SHORT TASK | From the line with "Emit a web page" to the line with "const rightTicks = [0, 5, 10, 15, 20, 25, 30];", both lines included, set down exactly those lines, please, and no others.

RECORD LIST |
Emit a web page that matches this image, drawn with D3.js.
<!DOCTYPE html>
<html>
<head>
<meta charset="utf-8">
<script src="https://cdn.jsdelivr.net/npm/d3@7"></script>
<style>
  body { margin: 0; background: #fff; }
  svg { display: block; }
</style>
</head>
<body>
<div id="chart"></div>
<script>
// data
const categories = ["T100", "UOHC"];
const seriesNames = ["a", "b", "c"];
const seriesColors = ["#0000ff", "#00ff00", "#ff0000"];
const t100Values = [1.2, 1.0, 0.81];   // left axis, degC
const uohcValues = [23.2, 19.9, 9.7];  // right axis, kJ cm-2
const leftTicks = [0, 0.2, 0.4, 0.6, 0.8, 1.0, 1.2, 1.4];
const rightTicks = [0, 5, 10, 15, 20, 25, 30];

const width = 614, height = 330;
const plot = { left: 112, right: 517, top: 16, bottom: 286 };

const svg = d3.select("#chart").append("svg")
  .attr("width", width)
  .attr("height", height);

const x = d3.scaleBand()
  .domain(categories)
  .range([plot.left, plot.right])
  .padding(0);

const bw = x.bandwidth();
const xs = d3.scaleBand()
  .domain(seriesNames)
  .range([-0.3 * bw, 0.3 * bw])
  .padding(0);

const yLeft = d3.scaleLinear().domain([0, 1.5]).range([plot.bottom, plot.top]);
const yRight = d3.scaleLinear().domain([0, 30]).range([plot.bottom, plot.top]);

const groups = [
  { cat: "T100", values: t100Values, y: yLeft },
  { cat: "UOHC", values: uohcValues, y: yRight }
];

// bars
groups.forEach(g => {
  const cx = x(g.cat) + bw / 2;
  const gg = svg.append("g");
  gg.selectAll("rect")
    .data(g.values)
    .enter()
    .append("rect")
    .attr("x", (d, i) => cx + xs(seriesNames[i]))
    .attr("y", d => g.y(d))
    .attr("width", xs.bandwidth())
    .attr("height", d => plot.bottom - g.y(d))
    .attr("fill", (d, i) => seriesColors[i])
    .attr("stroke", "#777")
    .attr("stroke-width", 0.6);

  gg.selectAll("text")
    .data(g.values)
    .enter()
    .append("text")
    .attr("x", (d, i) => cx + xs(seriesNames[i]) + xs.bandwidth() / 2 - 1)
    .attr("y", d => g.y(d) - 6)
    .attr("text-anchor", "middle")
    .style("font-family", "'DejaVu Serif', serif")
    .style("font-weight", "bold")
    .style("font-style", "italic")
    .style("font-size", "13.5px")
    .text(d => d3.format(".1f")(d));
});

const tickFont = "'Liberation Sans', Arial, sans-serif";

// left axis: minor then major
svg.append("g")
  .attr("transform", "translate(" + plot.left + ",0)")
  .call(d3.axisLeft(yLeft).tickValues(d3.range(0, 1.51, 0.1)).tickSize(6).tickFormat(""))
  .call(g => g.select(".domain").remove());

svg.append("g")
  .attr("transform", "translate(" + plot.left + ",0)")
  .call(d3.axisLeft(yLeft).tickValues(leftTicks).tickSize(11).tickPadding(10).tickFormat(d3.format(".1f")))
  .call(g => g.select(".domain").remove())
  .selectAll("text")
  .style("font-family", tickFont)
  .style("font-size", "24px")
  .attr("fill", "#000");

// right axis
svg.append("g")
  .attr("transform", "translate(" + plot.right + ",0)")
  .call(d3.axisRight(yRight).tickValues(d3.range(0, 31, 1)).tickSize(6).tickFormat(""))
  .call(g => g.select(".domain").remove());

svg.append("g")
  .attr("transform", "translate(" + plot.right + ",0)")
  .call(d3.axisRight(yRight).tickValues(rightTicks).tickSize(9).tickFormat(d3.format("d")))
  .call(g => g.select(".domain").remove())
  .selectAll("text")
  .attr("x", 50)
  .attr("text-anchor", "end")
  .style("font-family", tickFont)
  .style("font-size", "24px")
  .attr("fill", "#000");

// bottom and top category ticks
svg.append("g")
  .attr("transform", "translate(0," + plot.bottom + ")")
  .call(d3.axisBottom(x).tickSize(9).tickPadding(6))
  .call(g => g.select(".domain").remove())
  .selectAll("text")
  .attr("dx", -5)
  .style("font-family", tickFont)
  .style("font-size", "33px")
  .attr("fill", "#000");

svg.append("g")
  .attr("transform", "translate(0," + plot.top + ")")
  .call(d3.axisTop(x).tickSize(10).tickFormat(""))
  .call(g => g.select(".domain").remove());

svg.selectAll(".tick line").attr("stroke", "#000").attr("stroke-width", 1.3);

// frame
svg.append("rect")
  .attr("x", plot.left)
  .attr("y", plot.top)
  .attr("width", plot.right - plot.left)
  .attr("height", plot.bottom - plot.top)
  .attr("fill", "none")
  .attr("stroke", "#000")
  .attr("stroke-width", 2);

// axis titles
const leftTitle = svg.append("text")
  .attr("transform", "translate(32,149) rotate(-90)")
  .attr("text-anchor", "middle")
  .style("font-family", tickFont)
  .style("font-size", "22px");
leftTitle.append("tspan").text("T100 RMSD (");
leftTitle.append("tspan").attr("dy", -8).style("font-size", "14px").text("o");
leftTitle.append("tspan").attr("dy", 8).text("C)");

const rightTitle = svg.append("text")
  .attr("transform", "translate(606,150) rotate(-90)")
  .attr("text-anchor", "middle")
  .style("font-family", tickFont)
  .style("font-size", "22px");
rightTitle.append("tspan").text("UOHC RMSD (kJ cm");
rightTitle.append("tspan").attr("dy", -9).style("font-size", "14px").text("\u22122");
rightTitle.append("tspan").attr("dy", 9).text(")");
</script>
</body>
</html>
--
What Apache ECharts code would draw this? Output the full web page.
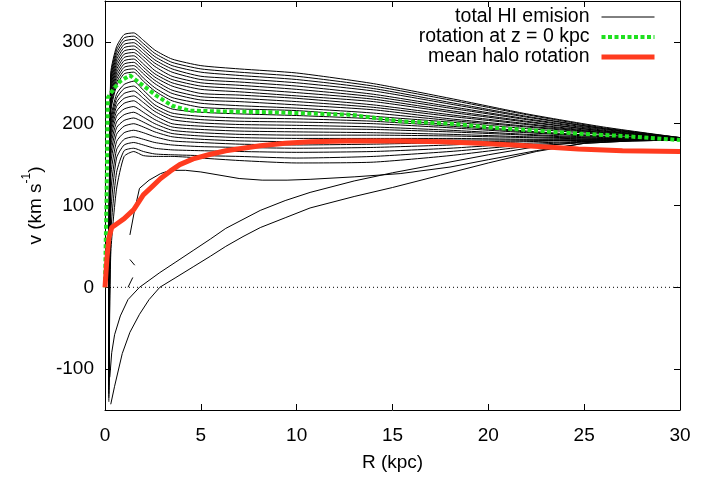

SOLUTION FOR THIS EXERCISE |
Emit a web page that matches this image, drawn with D3.js.
<!DOCTYPE html>
<html>
<head>
<meta charset="utf-8">
<script src="https://cdn.jsdelivr.net/npm/d3@7"></script>
<style>
  body { margin: 0; background: #fff; }
  svg { display: block; }
</style>
</head>
<body>
<div id="chart"></div>
<script>
// data
const categories = ["T100", "UOHC"];
const seriesNames = ["a", "b", "c"];
const seriesColors = ["#0000ff", "#00ff00", "#ff0000"];
const t100Values = [1.2, 1.0, 0.81];   // left axis, degC
const uohcValues = [23.2, 19.9, 9.7];  // right axis, kJ cm-2
const leftTicks = [0, 0.2, 0.4, 0.6, 0.8, 1.0, 1.2, 1.4];
const rightTicks = [0, 5, 10, 15, 20, 25, 30];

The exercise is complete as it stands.